* Task brief: Write the data out again exactly, dropping any images it holds.

[Begin Data lines]

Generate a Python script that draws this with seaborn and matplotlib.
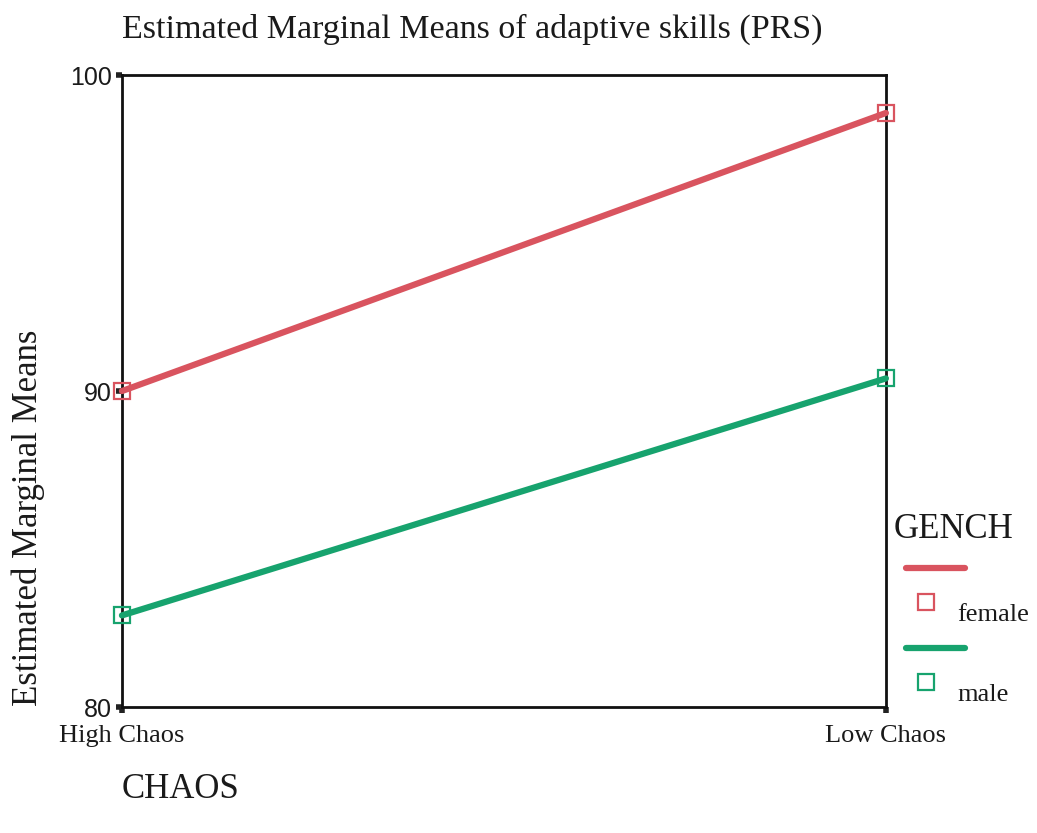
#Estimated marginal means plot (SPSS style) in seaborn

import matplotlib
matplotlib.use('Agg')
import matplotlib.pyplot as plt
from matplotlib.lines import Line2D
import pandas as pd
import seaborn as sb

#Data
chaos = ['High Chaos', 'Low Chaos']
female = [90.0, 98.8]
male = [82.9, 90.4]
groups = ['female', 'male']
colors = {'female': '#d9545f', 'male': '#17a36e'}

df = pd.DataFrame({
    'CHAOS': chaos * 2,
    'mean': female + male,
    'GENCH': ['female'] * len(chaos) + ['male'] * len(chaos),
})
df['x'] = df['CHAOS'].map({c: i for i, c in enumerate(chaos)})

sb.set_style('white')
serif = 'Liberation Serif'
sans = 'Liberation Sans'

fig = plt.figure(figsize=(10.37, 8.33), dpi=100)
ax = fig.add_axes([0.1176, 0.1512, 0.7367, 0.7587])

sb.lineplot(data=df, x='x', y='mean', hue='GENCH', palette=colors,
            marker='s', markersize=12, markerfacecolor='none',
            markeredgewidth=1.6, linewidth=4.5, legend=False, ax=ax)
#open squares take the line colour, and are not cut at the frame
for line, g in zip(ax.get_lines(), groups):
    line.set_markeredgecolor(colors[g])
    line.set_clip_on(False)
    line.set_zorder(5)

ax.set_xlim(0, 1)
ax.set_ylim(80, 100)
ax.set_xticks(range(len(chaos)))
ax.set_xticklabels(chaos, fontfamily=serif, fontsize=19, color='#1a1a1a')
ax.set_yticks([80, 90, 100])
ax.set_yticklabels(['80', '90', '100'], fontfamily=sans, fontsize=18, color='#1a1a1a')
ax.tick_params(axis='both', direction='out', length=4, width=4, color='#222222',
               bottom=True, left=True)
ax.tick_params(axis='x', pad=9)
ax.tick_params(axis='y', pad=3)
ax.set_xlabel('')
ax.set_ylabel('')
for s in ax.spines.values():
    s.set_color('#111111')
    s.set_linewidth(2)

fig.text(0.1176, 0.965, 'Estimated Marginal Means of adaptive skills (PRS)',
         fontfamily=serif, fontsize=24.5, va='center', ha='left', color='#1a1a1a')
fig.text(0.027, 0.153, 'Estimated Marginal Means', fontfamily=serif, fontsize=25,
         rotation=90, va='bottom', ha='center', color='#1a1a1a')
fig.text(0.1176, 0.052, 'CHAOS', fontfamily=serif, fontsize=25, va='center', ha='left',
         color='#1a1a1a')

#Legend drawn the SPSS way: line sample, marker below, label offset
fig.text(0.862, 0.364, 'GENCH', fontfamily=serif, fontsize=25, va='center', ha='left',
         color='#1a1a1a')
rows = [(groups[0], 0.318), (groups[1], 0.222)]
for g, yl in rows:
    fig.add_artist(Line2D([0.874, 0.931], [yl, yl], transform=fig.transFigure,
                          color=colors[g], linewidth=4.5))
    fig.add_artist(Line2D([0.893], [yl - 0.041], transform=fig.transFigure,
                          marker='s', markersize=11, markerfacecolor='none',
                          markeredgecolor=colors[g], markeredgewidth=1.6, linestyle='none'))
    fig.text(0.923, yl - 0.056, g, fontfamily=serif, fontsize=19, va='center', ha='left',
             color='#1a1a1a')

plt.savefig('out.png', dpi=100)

[End Data lines]

* Result:
Generate a Python script that draws this with seaborn and matplotlib.
#Estimated marginal means plot (SPSS style) in seaborn

import matplotlib
matplotlib.use('Agg')
import matplotlib.pyplot as plt
from matplotlib.lines import Line2D
import pandas as pd
import seaborn as sb

#Data
chaos = ['High Chaos', 'Low Chaos']
female = [90.0, 98.8]
male = [82.9, 90.4]
groups = ['female', 'male']
colors = {'female': '#d9545f', 'male': '#17a36e'}

df = pd.DataFrame({
    'CHAOS': chaos * 2,
    'mean': female + male,
    'GENCH': ['female'] * len(chaos) + ['male'] * len(chaos),
})
df['x'] = df['CHAOS'].map({c: i for i, c in enumerate(chaos)})

sb.set_style('white')
serif = 'Liberation Serif'
sans = 'Liberation Sans'

fig = plt.figure(figsize=(10.37, 8.33), dpi=100)
ax = fig.add_axes([0.1176, 0.1512, 0.7367, 0.7587])

sb.lineplot(data=df, x='x', y='mean', hue='GENCH', palette=colors,
            marker='s', markersize=12, markerfacecolor='none',
            markeredgewidth=1.6, linewidth=4.5, legend=False, ax=ax)
#open squares take the line colour, and are not cut at the frame
for line, g in zip(ax.get_lines(), groups):
    line.set_markeredgecolor(colors[g])
    line.set_clip_on(False)
    line.set_zorder(5)

ax.set_xlim(0, 1)
ax.set_ylim(80, 100)
ax.set_xticks(range(len(chaos)))
ax.set_xticklabels(chaos, fontfamily=serif, fontsize=19, color='#1a1a1a')
ax.set_yticks([80, 90, 100])
ax.set_yticklabels(['80', '90', '100'], fontfamily=sans, fontsize=18, color='#1a1a1a')
ax.tick_params(axis='both', direction='out', length=4, width=4, color='#222222',
               bottom=True, left=True)
ax.tick_params(axis='x', pad=9)
ax.tick_params(axis='y', pad=3)
ax.set_xlabel('')
ax.set_ylabel('')
for s in ax.spines.values():
    s.set_color('#111111')
    s.set_linewidth(2)

fig.text(0.1176, 0.965, 'Estimated Marginal Means of adaptive skills (PRS)',
         fontfamily=serif, fontsize=24.5, va='center', ha='left', color='#1a1a1a')
fig.text(0.027, 0.153, 'Estimated Marginal Means', fontfamily=serif, fontsize=25,
         rotation=90, va='bottom', ha='center', color='#1a1a1a')
fig.text(0.1176, 0.052, 'CHAOS', fontfamily=serif, fontsize=25, va='center', ha='left',
         color='#1a1a1a')

#Legend drawn the SPSS way: line sample, marker below, label offset
fig.text(0.862, 0.364, 'GENCH', fontfamily=serif, fontsize=25, va='center', ha='left',
         color='#1a1a1a')
rows = [(groups[0], 0.318), (groups[1], 0.222)]
for g, yl in rows:
    fig.add_artist(Line2D([0.874, 0.931], [yl, yl], transform=fig.transFigure,
                          color=colors[g], linewidth=4.5))
    fig.add_artist(Line2D([0.893], [yl - 0.041], transform=fig.transFigure,
                          marker='s', markersize=11, markerfacecolor='none',
                          markeredgecolor=colors[g], markeredgewidth=1.6, linestyle='none'))
    fig.text(0.923, yl - 0.056, g, fontfamily=serif, fontsize=19, va='center', ha='left',
             color='#1a1a1a')

plt.savefig('out.png', dpi=100)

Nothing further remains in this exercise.